Welcome to a four-part series about creating a near real-time streaming interface for Microsoft Dynamics CRM using Node.js and Socket.IO.
- In today’s post I will present an overview of how a near real-time streaming interface can be used with Dynamics CRM, and I will discuss the solution approach
- In the second post, I will show how to create the Node.js component of the solution to process messages received from Dynamics CRM and send notifications to connected clients.
- In the third post, I will show plug-in code to send messages from CRM to the Node.js application.
- Finally in the last post, I will show how to configure a client to receive and process notifications from the Node.js application, and I’ll also discuss some general considerations related to this approach.
If you don’t want to wait that long to get to the good stuff, I’ve already posted all the code for the entire solution to GitHub here, but I encourage you to at least finish this first post before you start experimenting on your own.
What does near real-time streaming mean?
This is actually somewhat difficult to explain directly, so I think it’s better to contrast it with two frequently used approaches for integrating Dynamics CRM with external systems - batch files and web services.
Imagine you need to get data from a Dynamics CRM organization to an external system. If you want to get a list of all cases created or updated in the previous 24 hours on a nightly basis, a typical approach would be to create a process that exports CRM data to a flat file and places it somewhere the external system can pick it up and process it. Conversely, if your external system needs to get a real-time notification whenever a case is created or modified, you’d want to set up a synchronous web service call from CRM (using a plug-in or workflow).
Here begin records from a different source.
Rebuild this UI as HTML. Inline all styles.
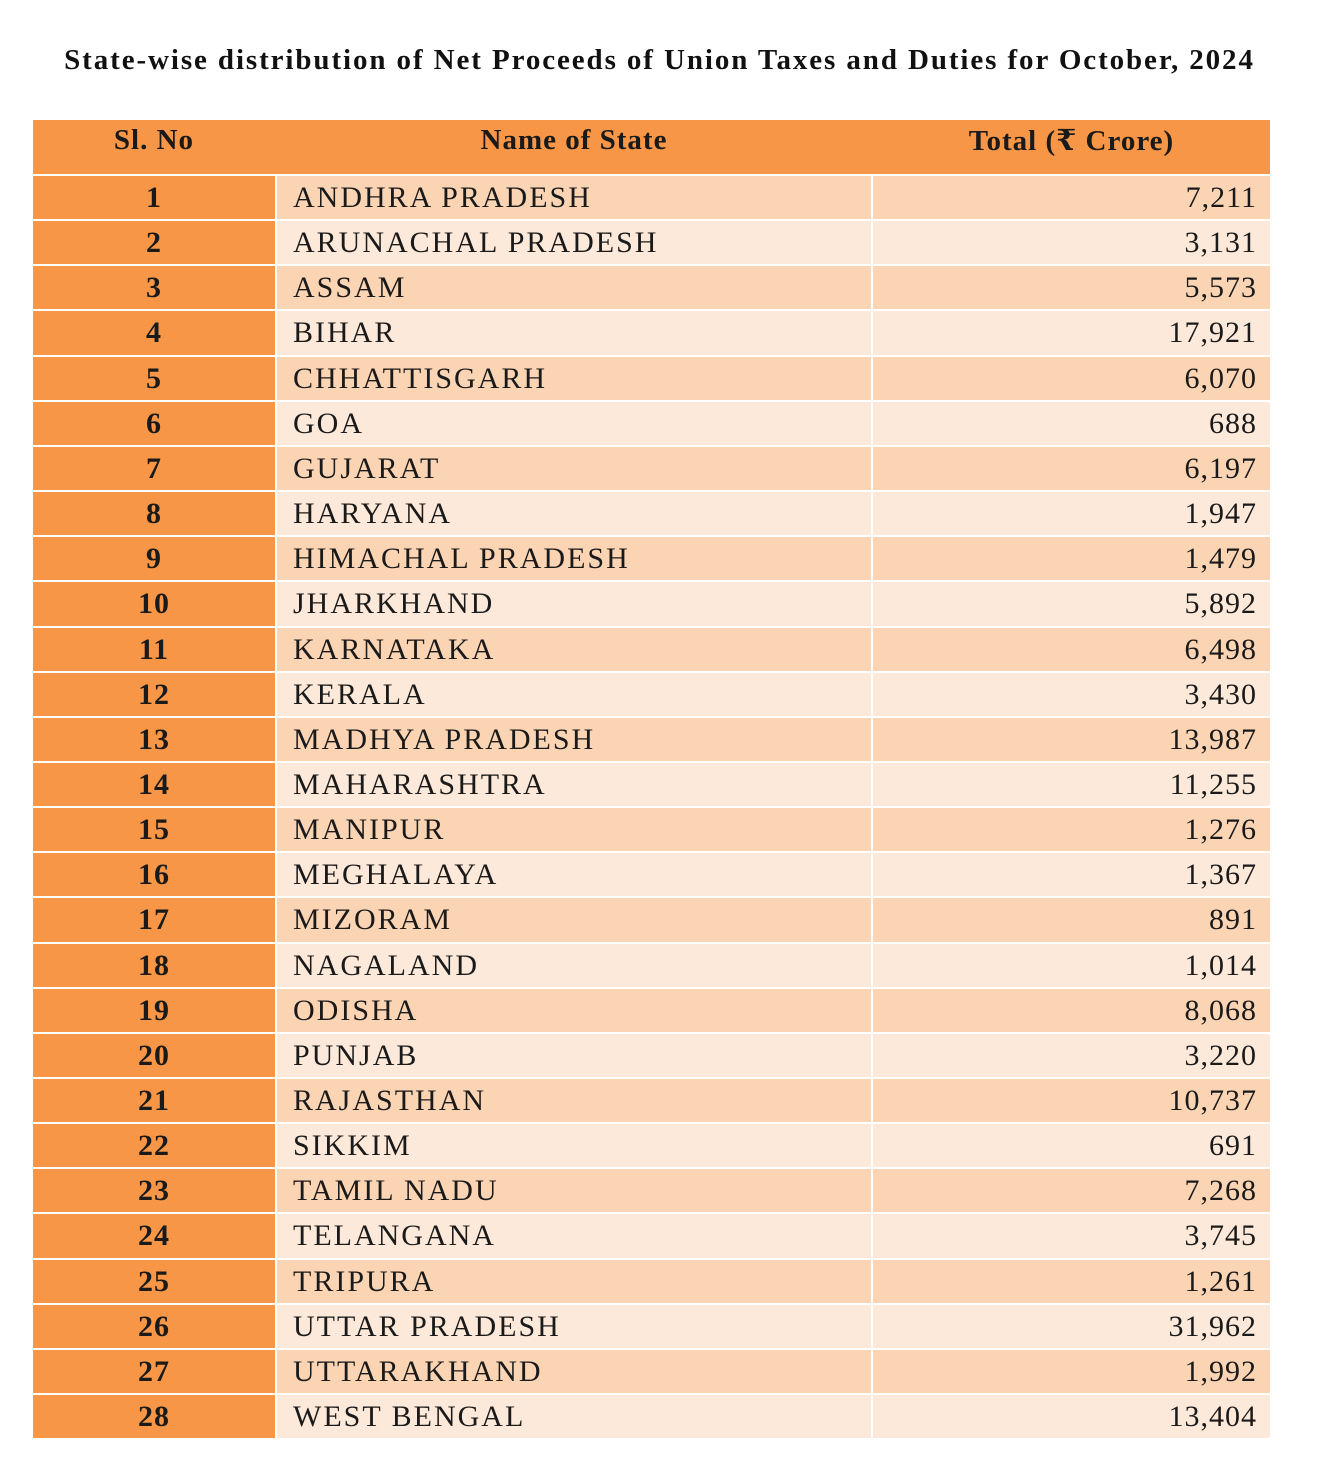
<!DOCTYPE html>
<html><head><meta charset="utf-8"><style>
body{margin:0;background:#fff;width:1319px;height:1473px;position:relative;font-family:"Liberation Serif","Times New Roman","DejaVu Serif",serif;overflow:hidden}
#title{position:absolute;left:0;width:1319px;top:44px;text-align:center;font-weight:bold;font-size:29px;letter-spacing:1.9px;color:#111;white-space:nowrap}
.c{position:absolute;box-sizing:border-box;display:flex;align-items:center;font-size:30px;letter-spacing:2px;color:#1a1a1a;white-space:nowrap}
.h{background:#F79646;font-weight:bold;justify-content:center;font-size:29px}
</style></head><body>
<div id="title">State-wise distribution of Net Proceeds of Union Taxes and Duties for October, 2024</div>
<div id="tbl"></div>
<script>
const states=["ANDHRA PRADESH","ARUNACHAL PRADESH","ASSAM","BIHAR","CHHATTISGARH","GOA","GUJARAT","HARYANA","HIMACHAL PRADESH","JHARKHAND","KARNATAKA","KERALA","MADHYA PRADESH","MAHARASHTRA","MANIPUR","MEGHALAYA","MIZORAM","NAGALAND","ODISHA","PUNJAB","RAJASTHAN","SIKKIM","TAMIL NADU","TELANGANA","TRIPURA","UTTAR PRADESH","UTTARAKHAND","WEST BENGAL"];
const totals=[7211,3131,5573,17921,6070,688,6197,1947,1479,5892,6498,3430,13987,11255,1276,1367,891,1014,8068,3220,10737,691,7268,3745,1261,31962,1992,13404];
const headers=["Sl. No","Name of State","Total (₹ Crore)"];
const t=document.getElementById('tbl');
function cell(x,y,w,h,txt,cls,bg,name){
  const d=document.createElement('div');
  d.className='c '+cls;
  d.style.left=x+'px';d.style.top=y+'px';d.style.width=w+'px';d.style.height=h+'px';
  if(bg)d.style.background=bg;
  d.textContent=txt;
  
  
  t.appendChild(d);return d;
}
cell(33,120,1237,54,'','h',null,'header-row');
[[33,242],[277,594],[873,397]].forEach((c,i)=>{
  const d=cell(c[0],120,c[1],54,headers[i],'h',null,'header-'+i);
  d.style.paddingBottom='14px';d.style.letterSpacing='1px';
});
const rh=45.15, y0=176;
states.forEach((s,i)=>{
  const y=Math.round(y0+i*rh), h=Math.round(y0+(i+1)*rh)-y-2;
  const bg=i%2==0?'#FBD4B4':'#FDE9D9';
  const a=cell(33,y,242,h,String(i+1),'h',null,'sl-no-'+(i+1));
  a.style.fontSize='30px';a.style.letterSpacing='1px';
  const b=cell(277,y,594,h,s,'',bg,'state-name-'+(i+1));
  b.style.paddingLeft='16px';
  const c=cell(873,y,397,h,totals[i].toLocaleString('en-US'),'',bg,'total-'+(i+1));
  c.style.justifyContent='flex-end';c.style.paddingRight='13px';c.style.letterSpacing='1px';
});
</script>
</body></html>
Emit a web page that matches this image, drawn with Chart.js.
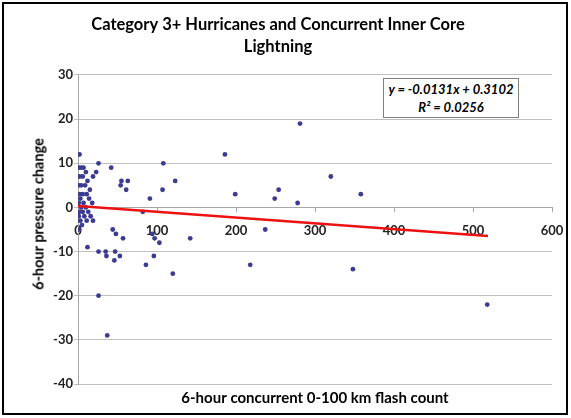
<!DOCTYPE html>
<html>
<head>
<meta charset="utf-8">
<script src="https://cdn.jsdelivr.net/npm/chart.js@4.4.1/dist/chart.umd.min.js"></script>
<style>
  html, body { margin: 0; padding: 0; background: #fff; }
  #frame { position: absolute; left: 2px; top: 2px; width: 562px; height: 409px; border: 2px solid #000; background: #fff; }
  #c { position: absolute; left: 0; top: 0; }
  #ytitle { position: absolute; left: 33.5px; top: 210px; transform: translate(-50%, -50%) rotate(-90deg); white-space: nowrap;
            font: bold 14.5px Lato, "Open Sans", sans-serif; color: #000; }
  #eq { position: absolute; left: 379px; top: 74px; width: 134px; height: 37px; border: 1px solid #7f7f7f; background: #fff;
        font: italic bold 13px Lato, "Open Sans", sans-serif; color: #000; text-align: center; line-height: 18px; padding-top: 1px; box-sizing: content-box; }
</style>
</head>
<body>
<div id="frame">
  <canvas id="c" width="562" height="409"></canvas>
  <div id="ytitle">6-hour pressure change</div>
  <div id="eq">y = -0.0131x + 0.3102<br>R² = 0.0256</div>
</div>
<script>
// ---- data ----
const titleLines = ["Category 3+ Hurricanes and Concurrent Inner Core", "Lightning"];
const xAxisTitle = "6-hour concurrent 0-100 km flash count";
const flashCounts = [
  2, 26, 42, 1, 4, 7, 10, 2, 6, 19, 23, 12, 1, 4, 9, 15, 2, 6, 11, 3,
  14, 18, 1, 7, 4, 10, 2, 6, 13, 1, 8, 16, 3, 11, 19, 5, 1, 12, 26, 35,
  36, 47, 46, 53, 86, 96, 26, 37, 44, 48, 57, 94, 97, 103, 82, 91, 55, 63, 54, 61,
  107, 108, 123, 142, 120, 218, 237, 348, 518, 186, 281, 199, 254, 249, 278, 320, 358
];
const pressureChanges = [
  12, 10, 9, 9, 9, 9, 8, 7, 7, 7, 8, 6, 5, 5, 5, 4, 3, 3, 3, 2,
  2, 1, 1, 1, 0, 0, -1, -1, -1, -2, -2, -2, -3, -3, -3, -4, -5, -9, -10, -10,
  -11, -10, -12, -11, -13, -11, -20, -29, -5, -6, -7, -6, -7, -8, -1, 2, 6, 6, 5, 4,
  4, 10, 6, -7, -15, -13, -5, -14, -22, 12, 19, 3, 4, 2, 1, 7, 3
];
const trendX = [0, 519];
const trendY = [0.31, -6.49];
const xTicks = [0, 100, 200, 300, 400, 500, 600];
const yTicks = [30, 20, 10, 0, -10, -20, -30, -40];

const points = flashCounts.map((x, i) => ({ x: x, y: pressureChanges[i] }));
const trend = trendX.map((x, i) => ({ x: x, y: trendY[i] }));

const tickFont = { family: "Lato, 'Open Sans', sans-serif", size: 13, weight: 'bold' };

new Chart(document.getElementById('c'), {
  type: 'scatter',
  data: {
    datasets: [
      {
        type: 'line', label: 'Trend', data: trend, borderColor: '#ee1111', borderWidth: 2.5,
        pointRadius: 0, fill: false, order: 0, tension: 0
      },
      {
        label: 'Data', data: points, backgroundColor: '#3b3b8f', borderColor: '#3b3b8f', borderWidth: 0,
        pointRadius: 2.4, order: 1
      }
    ]
  },
  options: {
    responsive: false,
    animation: false,
    events: [],
    layout: { padding: { left: 0, right: 14, top: 0, bottom: 4 } },
    plugins: {
      legend: { display: false },
      tooltip: { enabled: false },
      title: {
        display: true, text: titleLines, color: '#000',
        font: { family: "Lato, 'Open Sans', sans-serif", size: 16.5, weight: 'bold', lineHeight: 1.333 },
        padding: { top: 10, bottom: 17 }
      },
      subtitle: {
        display: true, text: xAxisTitle, position: 'bottom', fullSize: false, color: '#000',
        font: { family: "Lato, 'Open Sans', sans-serif", size: 15, weight: 'bold', lineHeight: 1.2 },
        padding: { top: 5, bottom: 2 }
      }
    },
    scales: {
      x: {
        type: 'linear', position: { y: 0 }, min: 0, max: 600,
        afterBuildTicks: (s) => { s.ticks = xTicks.map(v => ({ value: v })); },
        afterFit: (s) => { s.paddingLeft = 0; s.paddingRight = 0; },
        grid: { drawOnChartArea: false, drawTicks: true, tickLength: 4, color: '#a6a6a6' },
        border: { display: true, color: '#a6a6a6', width: 1 },
        ticks: { font: tickFont, color: '#222', padding: 12, maxRotation: 0, autoSkip: false }
      },
      y: {
        type: 'linear', position: 'left', min: -40, max: 30,
        afterBuildTicks: (s) => { s.ticks = yTicks.map(v => ({ value: v })); },
        afterFit: (s) => { s.width = 74; },
        grid: { color: '#c0c0c0', lineWidth: 1, drawTicks: true, tickLength: 4 },
        border: { display: true, color: '#a6a6a6', width: 1 },
        ticks: { font: tickFont, color: '#222', padding: 1 }
      }
    }
  }
});
</script>
</body>
</html>
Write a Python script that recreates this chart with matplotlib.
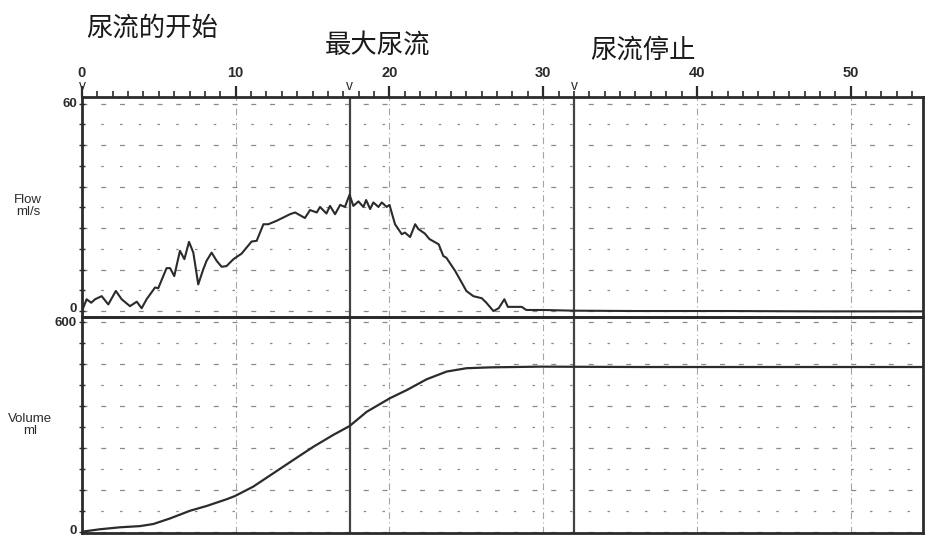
import numpy as np
import matplotlib
matplotlib.use("Agg")
import matplotlib.pyplot as plt

plt.rcParams['font.family'] = ['Noto Sans CJK SC', 'DejaVu Sans']

# 流量曲线 (s, ml/s)
flow_t = [0.0, 0.3, 0.6, 0.85, 1.28, 1.71, 2.2, 2.58, 3.12, 3.56, 3.88, 4.2, 4.75, 4.96,
          5.5, 5.73, 6.0, 6.37, 6.66, 6.96, 7.24, 7.56, 7.89, 8.1, 8.43, 8.76, 9.08, 9.4,
          9.85, 10.38, 11.03, 11.36, 11.8, 12.12, 12.66, 13.53, 13.86, 14.5, 14.83, 15.27,
          15.48, 15.9, 16.13, 16.46, 16.79, 17.1, 17.4, 17.65, 17.98, 18.3, 18.48, 18.74,
          18.95, 19.28, 19.5, 19.82, 20.0, 20.14, 20.36, 20.8, 21.0, 21.34, 21.67, 21.88,
          22.3, 22.6, 23.2, 23.5, 23.7, 24.27, 24.7, 25.0, 25.45, 26.0, 26.3, 26.76, 27.1,
          27.47, 27.7, 28.3, 28.6, 28.9, 30.0, 32.0, 36.0, 42.0, 48.0, 54.7]
flow_v = [0.0, 3.4, 2.4, 3.4, 4.3, 1.9, 5.8, 3.4, 1.4, 2.7, 0.8, 3.4, 6.8, 6.6,
          12.4, 12.4, 10.1, 17.4, 15.0, 20.0, 16.9, 7.7, 12.1, 14.5, 16.9, 14.5, 12.8, 13.0,
          15.0, 16.6, 20.1, 20.3, 25.1, 25.1, 26.1, 28.0, 28.5, 26.9, 29.2, 28.5,
          30.1, 28.2, 30.4, 28.0, 30.7, 30.1, 33.6, 30.4, 31.7, 30.1, 32.1, 29.5,
          31.4, 30.1, 31.4, 30.1, 30.7, 28.5, 25.1, 22.2, 22.7, 21.4, 25.1, 23.7,
          22.4, 20.8, 19.3, 15.9, 15.4, 11.6, 8.2, 5.8, 4.3, 3.7, 2.4, 0.0, 0.8,
          3.4, 1.2, 1.2, 1.2, 0.3, 0.3, 0.1, 0.0, 0.0, -0.1, -0.1]

# 容量曲线 (s, ml)
vol_t = [0.0, 1.17, 2.47, 3.77, 4.64, 5.73, 7.03, 8.1, 9.4, 9.95, 11.14, 12.44, 13.74,
         15.05, 16.35, 17.4, 18.52, 20.04, 21.12, 22.42, 23.72, 25.0, 26.55, 29.8, 36.3, 54.7]
vol_v = [0, 7, 12.6, 16, 22, 38, 60, 73.5, 92.7, 102, 129, 167, 205,
         243, 277, 302, 343, 382, 405, 436, 458, 467.5, 470, 472, 471, 471]

x_ticks = [0, 10, 20, 30, 40, 50]
markers = [0, 17.4, 32]   # 开始 / 最大 / 停止
titles = ["尿流的开始", "最大尿流", "尿流停止"]

W, H = 936, 545
fig = plt.figure(figsize=(W / 100, H / 100), dpi=100)
ink = '#2b2b2b'
latin = ['Liberation Sans', 'DejaVu Sans']
left, right = 82 / W, 923 / W
ax1 = fig.add_axes([left, 1 - 317 / H, right - left, (317 - 97) / H])
ax2 = fig.add_axes([left, 1 - 533 / H, right - left, (533 - 317) / H])
ax2.patch.set_alpha(0)

xlim = (0, 54.7)
for ax in (ax1, ax2):
    ax.set_xlim(*xlim)
    for s in ax.spines.values():
        s.set_linewidth(2)
        s.set_color(ink)
    for xv in [10, 20, 30, 40, 50]:
        ax.axvline(xv, color='#a5a5a5', lw=0.8, ls=(0, (6, 3, 1, 3)), zorder=1)
    for xv in markers[1:]:
        ax.axvline(xv, color='#444444', lw=1.6, zorder=2)

# flow panel
ax1.set_ylim(-1.73, 61.9)
for i, yv in enumerate(np.arange(6, 61, 6)):
    ls = (0, (4, 11)) if i % 2 == 1 else (0, (2, 13))
    ax1.axhline(yv, color='#8a8a8a', lw=0.9, ls=ls, zorder=1)
ax1.axhline(0, color='#8a8a8a', lw=0.9, ls=(0, (4, 11)), zorder=1)
ax1.plot(flow_t, flow_v, color=ink, lw=1.5, zorder=3)
ax1.set_yticks(np.arange(0, 61, 6))
ax1.set_yticklabels([])
ax1.tick_params(axis='y', direction='inout', length=4, width=1, colors=ink)
ax1.xaxis.tick_top()
ax1.set_xticks(x_ticks)
ax1.set_xticks(np.arange(0, 55, 1), minor=True)
ax1.set_xticklabels([str(v) for v in x_ticks], fontsize=10.5, fontweight='bold',
                    family=latin)
ax1.tick_params(axis='x', which='major', direction='out', length=8, width=1.6, pad=4,
                colors=ink)
ax1.tick_params(axis='x', which='minor', direction='out', length=4, width=1.2, colors=ink)

# volume panel
ax2.set_ylim(-3.7, 614)
for i, yv in enumerate(np.arange(0, 601, 60)):
    ls = (0, (4, 11)) if i % 2 == 0 else (0, (2, 13))
    ax2.axhline(yv, color='#8a8a8a', lw=0.9, ls=ls, zorder=1)
ax2.plot(vol_t, vol_v, color=ink, lw=1.6, zorder=3)
ax2.set_yticks(np.arange(0, 601, 60))
ax2.set_yticklabels([])
ax2.tick_params(axis='y', direction='inout', length=4, width=1, colors=ink)
ax2.set_xticks([])

# end labels of the two y scales, placed by hand so "0" and "600" don't collide
ylabels = [("60", 104), ("0", 309), ("600", 323), ("0", 531)]
for txt, py in ylabels:
    fig.text(77 / W, 1 - py / H, txt, ha='right', va='center', fontsize=9.5,
             fontweight='bold', color=ink, family=latin)

# 'v' markers above the top axis
for xv in markers:
    ax1.annotate('v', xy=(xv, 1), xycoords=('data', 'axes fraction'),
                 xytext=(0, 3), textcoords='offset points', ha='center', va='bottom',
                 fontsize=10, color=ink, family=latin)

fig.text(28 / W, 1 - 206 / H, 'Flow\nml/s', ha='center', va='center', fontsize=9.5,
         color=ink, family=latin, linespacing=1.05)
fig.text(30 / W, 1 - 425 / H, 'Volume\nml', ha='center', va='center', fontsize=9.5,
         color=ink, family=latin, linespacing=1.05)

title_pos = [(86, 28), (325, 45), (590, 50)]
for txt, (px, py) in zip(titles, title_pos):
    fig.text(px / W, 1 - py / H, txt, ha='left', va='center', fontsize=19, color='#1a1a1a')

fig.savefig('out.png', dpi=100)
Now think about what you do if you don’t need real-time synchronization, but you do still need something that operates closer to real time than a batch file. You could use an asynchronous workflow to trigger an outbound web service call, but this has a couple of potential drawbacks. First, the Dynamics CRM asynchronous service might introduce unacceptable latency into the update process. Second, if you have multiple clients that want to receive updates, you have to tell your code to make multiple web service calls (this is a potential problem with synchronous web service calls, too). On the other hand, a streaming API will allow for multiple clients to subscribe to receive notifications as they are processed. This processing time that occurs between the data updates in CRM and the delivery of the notifications to the connected clients are what make this a near real-time interface.
The video below shows an example of the interface at work. In the Dynamics CRM UI on the left, I am making updates to a contact record. These updates cause a plug-in to post messages to the Node.js application. On the right side of the screen, I have a web page and a console application connected to the Node.js application via Socket.IO. When the Node.js application receives a message from the Dynamics CRM plug-in, it sends that message to any clients connected to the socket.
Now that I’ve explained exactly what it is I’ll be showing how to build, the next point to discuss is why I chose to use Node.js. But maybe the better question with which to start is “what is Node.js?”
According to Wikipedia:
Node.js provides an event-driven architecture and a non-blocking I/O API that optimizes an application's throughput and scalability. These technologies are commonly used for real-time applications.